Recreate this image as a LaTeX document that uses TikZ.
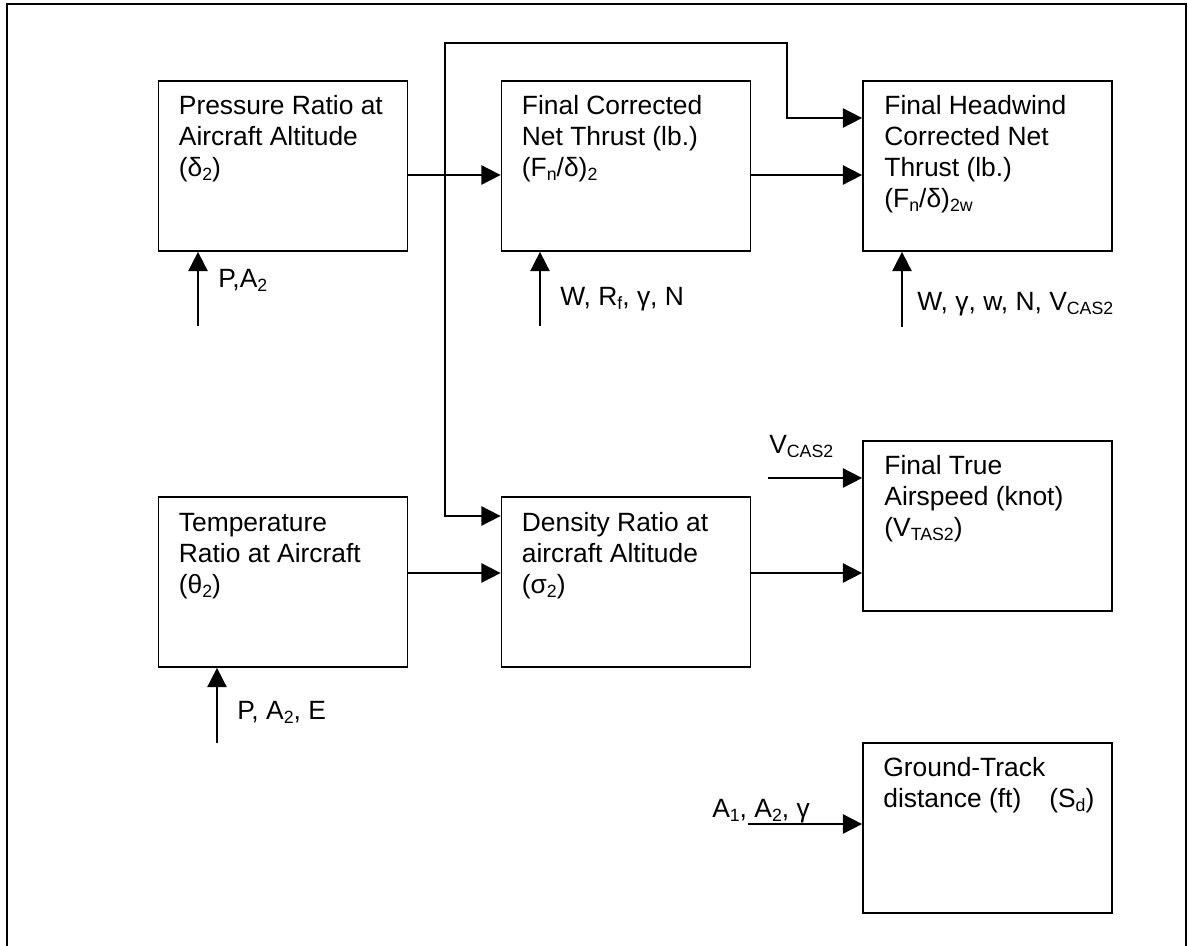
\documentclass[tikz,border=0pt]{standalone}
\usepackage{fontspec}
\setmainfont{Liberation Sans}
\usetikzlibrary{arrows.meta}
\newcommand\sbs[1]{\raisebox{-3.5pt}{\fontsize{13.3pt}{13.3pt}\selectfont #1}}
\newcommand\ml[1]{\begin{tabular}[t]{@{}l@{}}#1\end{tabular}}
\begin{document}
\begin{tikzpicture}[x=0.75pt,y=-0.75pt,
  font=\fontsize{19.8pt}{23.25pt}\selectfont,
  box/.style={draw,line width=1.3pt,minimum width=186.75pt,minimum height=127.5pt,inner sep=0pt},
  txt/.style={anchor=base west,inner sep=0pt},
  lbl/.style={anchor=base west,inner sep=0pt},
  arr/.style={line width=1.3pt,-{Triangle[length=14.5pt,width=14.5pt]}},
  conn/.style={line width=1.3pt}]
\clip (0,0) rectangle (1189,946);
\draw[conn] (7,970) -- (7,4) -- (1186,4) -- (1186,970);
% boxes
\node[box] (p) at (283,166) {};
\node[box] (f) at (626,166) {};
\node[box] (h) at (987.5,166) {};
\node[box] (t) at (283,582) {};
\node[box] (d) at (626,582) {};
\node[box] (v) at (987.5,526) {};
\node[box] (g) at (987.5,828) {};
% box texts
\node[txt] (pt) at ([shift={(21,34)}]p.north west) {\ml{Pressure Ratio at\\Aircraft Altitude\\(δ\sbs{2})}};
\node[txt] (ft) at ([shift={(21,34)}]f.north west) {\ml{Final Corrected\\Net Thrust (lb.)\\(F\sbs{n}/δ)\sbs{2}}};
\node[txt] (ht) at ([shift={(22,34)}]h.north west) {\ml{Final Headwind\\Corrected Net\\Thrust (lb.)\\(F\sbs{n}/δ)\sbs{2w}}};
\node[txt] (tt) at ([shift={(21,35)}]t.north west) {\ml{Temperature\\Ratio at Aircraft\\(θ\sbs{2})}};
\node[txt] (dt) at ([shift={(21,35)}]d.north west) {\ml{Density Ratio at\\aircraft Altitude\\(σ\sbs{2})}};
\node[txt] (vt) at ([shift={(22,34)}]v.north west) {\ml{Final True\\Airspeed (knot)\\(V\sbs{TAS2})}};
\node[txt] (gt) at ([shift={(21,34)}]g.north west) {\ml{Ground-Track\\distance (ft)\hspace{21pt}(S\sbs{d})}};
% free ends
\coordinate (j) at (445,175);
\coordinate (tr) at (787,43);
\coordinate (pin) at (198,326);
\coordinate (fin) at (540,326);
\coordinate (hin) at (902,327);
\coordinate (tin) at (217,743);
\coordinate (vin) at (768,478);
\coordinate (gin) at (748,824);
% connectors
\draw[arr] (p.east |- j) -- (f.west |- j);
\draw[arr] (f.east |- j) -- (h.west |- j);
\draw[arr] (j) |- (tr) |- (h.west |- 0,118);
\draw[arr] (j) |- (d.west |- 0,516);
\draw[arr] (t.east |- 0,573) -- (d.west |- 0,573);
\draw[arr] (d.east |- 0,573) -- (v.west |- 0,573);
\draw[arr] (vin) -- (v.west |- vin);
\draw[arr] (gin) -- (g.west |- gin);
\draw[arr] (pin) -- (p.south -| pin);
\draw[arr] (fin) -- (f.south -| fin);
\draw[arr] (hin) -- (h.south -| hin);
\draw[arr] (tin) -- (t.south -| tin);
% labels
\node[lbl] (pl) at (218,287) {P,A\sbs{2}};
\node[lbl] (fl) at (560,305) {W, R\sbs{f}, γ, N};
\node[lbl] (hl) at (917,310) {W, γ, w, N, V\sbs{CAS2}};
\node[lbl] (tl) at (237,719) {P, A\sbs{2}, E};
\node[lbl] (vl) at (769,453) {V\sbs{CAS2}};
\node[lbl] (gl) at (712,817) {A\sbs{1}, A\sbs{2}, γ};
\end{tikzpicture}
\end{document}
----
--- Do this ---
Write out every line above exactly as it is, leaving out the pictures.

--- Answer for this exercise ---
Recreate this image as a LaTeX document that uses TikZ.
\documentclass[tikz,border=0pt]{standalone}
\usepackage{fontspec}
\setmainfont{Liberation Sans}
\usetikzlibrary{arrows.meta}
\newcommand\sbs[1]{\raisebox{-3.5pt}{\fontsize{13.3pt}{13.3pt}\selectfont #1}}
\newcommand\ml[1]{\begin{tabular}[t]{@{}l@{}}#1\end{tabular}}
\begin{document}
\begin{tikzpicture}[x=0.75pt,y=-0.75pt,
  font=\fontsize{19.8pt}{23.25pt}\selectfont,
  box/.style={draw,line width=1.3pt,minimum width=186.75pt,minimum height=127.5pt,inner sep=0pt},
  txt/.style={anchor=base west,inner sep=0pt},
  lbl/.style={anchor=base west,inner sep=0pt},
  arr/.style={line width=1.3pt,-{Triangle[length=14.5pt,width=14.5pt]}},
  conn/.style={line width=1.3pt}]
\clip (0,0) rectangle (1189,946);
\draw[conn] (7,970) -- (7,4) -- (1186,4) -- (1186,970);
% boxes
\node[box] (p) at (283,166) {};
\node[box] (f) at (626,166) {};
\node[box] (h) at (987.5,166) {};
\node[box] (t) at (283,582) {};
\node[box] (d) at (626,582) {};
\node[box] (v) at (987.5,526) {};
\node[box] (g) at (987.5,828) {};
% box texts
\node[txt] (pt) at ([shift={(21,34)}]p.north west) {\ml{Pressure Ratio at\\Aircraft Altitude\\(δ\sbs{2})}};
\node[txt] (ft) at ([shift={(21,34)}]f.north west) {\ml{Final Corrected\\Net Thrust (lb.)\\(F\sbs{n}/δ)\sbs{2}}};
\node[txt] (ht) at ([shift={(22,34)}]h.north west) {\ml{Final Headwind\\Corrected Net\\Thrust (lb.)\\(F\sbs{n}/δ)\sbs{2w}}};
\node[txt] (tt) at ([shift={(21,35)}]t.north west) {\ml{Temperature\\Ratio at Aircraft\\(θ\sbs{2})}};
\node[txt] (dt) at ([shift={(21,35)}]d.north west) {\ml{Density Ratio at\\aircraft Altitude\\(σ\sbs{2})}};
\node[txt] (vt) at ([shift={(22,34)}]v.north west) {\ml{Final True\\Airspeed (knot)\\(V\sbs{TAS2})}};
\node[txt] (gt) at ([shift={(21,34)}]g.north west) {\ml{Ground-Track\\distance (ft)\hspace{21pt}(S\sbs{d})}};
% free ends
\coordinate (j) at (445,175);
\coordinate (tr) at (787,43);
\coordinate (pin) at (198,326);
\coordinate (fin) at (540,326);
\coordinate (hin) at (902,327);
\coordinate (tin) at (217,743);
\coordinate (vin) at (768,478);
\coordinate (gin) at (748,824);
% connectors
\draw[arr] (p.east |- j) -- (f.west |- j);
\draw[arr] (f.east |- j) -- (h.west |- j);
\draw[arr] (j) |- (tr) |- (h.west |- 0,118);
\draw[arr] (j) |- (d.west |- 0,516);
\draw[arr] (t.east |- 0,573) -- (d.west |- 0,573);
\draw[arr] (d.east |- 0,573) -- (v.west |- 0,573);
\draw[arr] (vin) -- (v.west |- vin);
\draw[arr] (gin) -- (g.west |- gin);
\draw[arr] (pin) -- (p.south -| pin);
\draw[arr] (fin) -- (f.south -| fin);
\draw[arr] (hin) -- (h.south -| hin);
\draw[arr] (tin) -- (t.south -| tin);
% labels
\node[lbl] (pl) at (218,287) {P,A\sbs{2}};
\node[lbl] (fl) at (560,305) {W, R\sbs{f}, γ, N};
\node[lbl] (hl) at (917,310) {W, γ, w, N, V\sbs{CAS2}};
\node[lbl] (tl) at (237,719) {P, A\sbs{2}, E};
\node[lbl] (vl) at (769,453) {V\sbs{CAS2}};
\node[lbl] (gl) at (712,817) {A\sbs{1}, A\sbs{2}, γ};
\end{tikzpicture}
\end{document}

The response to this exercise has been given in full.